5 Ago, 2020

Há doze anos que o mês de julho não registava tantas mortes

Foram 10.390 óbitos em Portugal, mais 2.137 (26%) mortes em relação a julho de 2019. DGS aponta para ondas de calor, mas outros especialistas referem impacto indireto da pandemia.

No mês de julho registaram-se 10.390 óbitos em Portugal. Os dados, disponíveis no sistema nacional de Vigilância da Mortalidade (eVM), mostram que este valor, respeitante ao ano de 2020, foi o mais elevado, quando se comparam os meses de julho dos últimos 12 anos.

Em relação ao período homólogo no ano passado, em 2020 verificou-se um aumento de 2.137 mortes, o que se traduz num crescimento na ordem dos 26%. A ocorrência não parece ser centralizada, visto que este aumento se observa um pouco por todos o país.

A pandemia por COVID-19 surge logo como potencial fator explicativo. Não obstante, não parece ser um efeito direto, tendo em conta que a mortalidade por esta causa em julho perfazia apenas 1,53% dos óbitos (159 do total), valor próximo ao do mês de março de 2020.

 

Explicar a mortalidade

Segundo a informação adiantada pela Direção-Geral da Saúde (DGS) ao Público, este incremento na mortalidade ainda será analisado – a codificação das causas “só será conhecida em 2021” –, embora revele que a “causa mais provável da mortalidade nos grupos etários acima dos 65 anos” seja o “calor extremo”.

Outras causas foram apontadas por Alexandre Abrantes, subdiretor da Escola Nacional de Saúde Pública, em declarações ao órgão de comunicação, sendo elas resultado do impacto da pandemia por COVID-19 no acesso ao Serviço Nacional de Saúde (SNS).

Na perspetiva do especialista, a “principal” causa neste momento é o facto de as pessoas terem evitado os serviços de saúde por receio. A segunda razão apontada é a impossibilidade, nalguns casos, de realizar “exames a cancros e outras doenças” que estavam agendados.

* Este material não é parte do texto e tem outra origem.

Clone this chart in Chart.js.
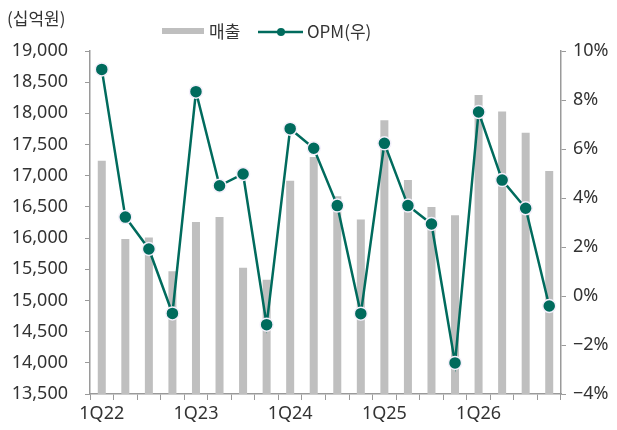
<!DOCTYPE html>
<html>
<head>
<meta charset="utf-8">
<script src="https://cdn.jsdelivr.net/npm/chart.js@4/dist/chart.umd.min.js"></script>
<style>
  html, body { margin: 0; padding: 0; background: #fff; }
  #wrap { width: 617px; height: 430px; }
</style>
</head>
<body>
<div id="wrap"><canvas id="salesChart" width="617" height="430"></canvas></div>
<script>
// quarters 1Q22 .. 4Q26
const quarters = [
    '1Q22', '2Q22', '3Q22', '4Q22',
    '1Q23', '2Q23', '3Q23', '4Q23',
    '1Q24', '2Q24', '3Q24', '4Q24',
    '1Q25', '2Q25', '3Q25', '4Q25',
    '1Q26', '2Q26', '3Q26', '4Q26'
];

// 매출 (십억원), left axis
const sales = [
    17240, 15985, 16010, 15470,
    16260, 16340, 15525, 15330,
    16920, 17300, 16670, 16300,
    17890, 16930, 16500, 16365,
    18295, 18030, 17690, 17075
];

// OPM (%), right axis
const opm = [
    9.25, 3.22, 1.92, -0.71,
    8.34, 4.50, 4.98, -1.17,
    6.83, 6.03, 3.69, -0.72,
    6.23, 3.69, 2.94, -2.73,
    7.51, 4.73, 3.58, -0.41
];

const unitLabel = '(십억원)';
const seriesNames = ['매출', 'OPM(우)'];

const barColor = '#bfbfbf';
const lineColor = '#006b5d';
const axisColor = '#9a9a9a';
const textColor = '#333333';

Chart.defaults.font.family = "'Noto Sans', 'Noto Sans CJK KR', sans-serif";
Chart.defaults.font.size = 18;
Chart.defaults.color = textColor;

// unit label + legend, drawn on top of the canvas
const headerPlugin = {
    id: 'header',
    afterDraw(chart) {
        const ctx = chart.ctx;
        ctx.save();
        ctx.fillStyle = textColor;
        ctx.textBaseline = 'middle';
        ctx.font = "17px 'Noto Sans CJK KR', sans-serif";
        ctx.fillText(unitLabel, 7, 19);

        // bar legend
        ctx.fillStyle = barColor;
        ctx.fillRect(162, 28, 42, 6);
        ctx.fillStyle = textColor;
        ctx.fillText(seriesNames[0], 209, 32);

        // line legend
        ctx.strokeStyle = lineColor;
        ctx.lineWidth = 2.5;
        ctx.beginPath();
        ctx.moveTo(258, 32);
        ctx.lineTo(303, 32);
        ctx.stroke();
        ctx.fillStyle = lineColor;
        ctx.beginPath();
        ctx.arc(281, 32, 4, 0, Math.PI * 2);
        ctx.fill();
        ctx.fillStyle = textColor;
        ctx.fillText(seriesNames[1], 307, 32);
        ctx.restore();
    }
};

const ctx = document.getElementById('salesChart').getContext('2d');
new Chart(ctx, {
    type: 'bar',
    data: {
        labels: quarters,
        datasets: [{
            label: seriesNames[0],
            data: sales,
            backgroundColor: barColor,
            categoryPercentage: 1,
            barPercentage: 0.34,
            yAxisID: 'y',
            order: 2
        }, {
            type: 'line',
            label: seriesNames[1],
            data: opm,
            borderColor: lineColor,
            borderWidth: 2.5,
            pointBackgroundColor: lineColor,
            pointBorderColor: '#f4f0fb',
            pointBorderWidth: 1.5,
            pointRadius: 6.5,
            tension: 0,
            yAxisID: 'y1',
            order: 1
        }]
    },
    options: {
        responsive: false,
        animation: false,
        layout: { padding: { top: 51, left: 0, right: 0, bottom: 0 } },
        plugins: {
            legend: { display: false },
            tooltip: { enabled: false }
        },
        scales: {
            x: {
                offset: true,
                grid: { offset: true, drawOnChartArea: false, tickLength: 6, color: axisColor },
                border: { color: axisColor, width: 1.5 },
                ticks: {
                    autoSkip: false,
                    maxRotation: 0,
                    padding: 3,
                    callback: (v, i) => (i % 4 === 0 ? quarters[i] : '')
                },
                afterFit: s => { s.height = 36; }
            },
            y: {
                position: 'left',
                min: 13500,
                max: 19000,
                grid: { drawOnChartArea: false, tickLength: 5, color: axisColor },
                border: { color: axisColor, width: 1.5 },
                ticks: {
                    stepSize: 500,
                    padding: 17,
                    callback: v => v.toLocaleString('en-US')
                },
                afterFit: s => { s.width = 90; }
            },
            y1: {
                position: 'right',
                min: -4,
                max: 10,
                grid: { drawOnChartArea: false, tickLength: 5, color: axisColor },
                border: { color: axisColor, width: 1.5 },
                ticks: {
                    stepSize: 2,
                    padding: 7,
                    callback: v => (v < 0 ? '\u2212' + Math.abs(v) : v) + '%'
                },
                afterFit: s => { s.width = 56; }
            }
        }
    },
    plugins: [headerPlugin]
});
</script>
</body>
</html>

Acrescenta que os “números públicos das listas de espera para cirurgias e exames” deixam patente que a “atenção está de tal maneira polarizada para a COVID-19 – e aqui os media têm alguma culpa – que o resto foi esquecido no serviço de saúde”. Por fim, coloca a terceira hipótese de o tratamento não ser igual, dadas as contingências e o foco de atenção e de recursos na pandemia, ainda que considere que esta “seja a hipótese com menos impacto, porque os serviços não estão a rebentar pelas costuras”, havendo “espaço para as urgências”.

Outros peritos, como António Vaz Carneiro, especialista em medicina interna e presidente do conselho científico do Centro de Estudos de Medicina Baseada na Evidência, e o investigador Paulo Jorge Nogueira, estatístico do Instituto de Medicina Preventiva e Saúde Pública da Faculdade de Medicina da Universidade de Lisboa, levantam outras questões.

O primeiro sublinha a dificuldade de analisar a mortalidade, sobretudo num contexto em que houve confinamento. Por considerar que outras causas de morte, nomeadamente acidentes rodoviários, foram reduzidas, António Vaz Carneiro acredita que os dados terão muito que ver com “a negligência e impossibilidade de acesso a cuidados” resultantes da pandemia que deixaram “dois milhões de doentes crónicos” sem consultas. Já Paulo Jorge Nogueira afirma que os dados podem também indiciar algo mais, levantando a possibilidade de o envelhecimento da população e a consequente condição de sobrevida ser uma causa para estas estatísticas.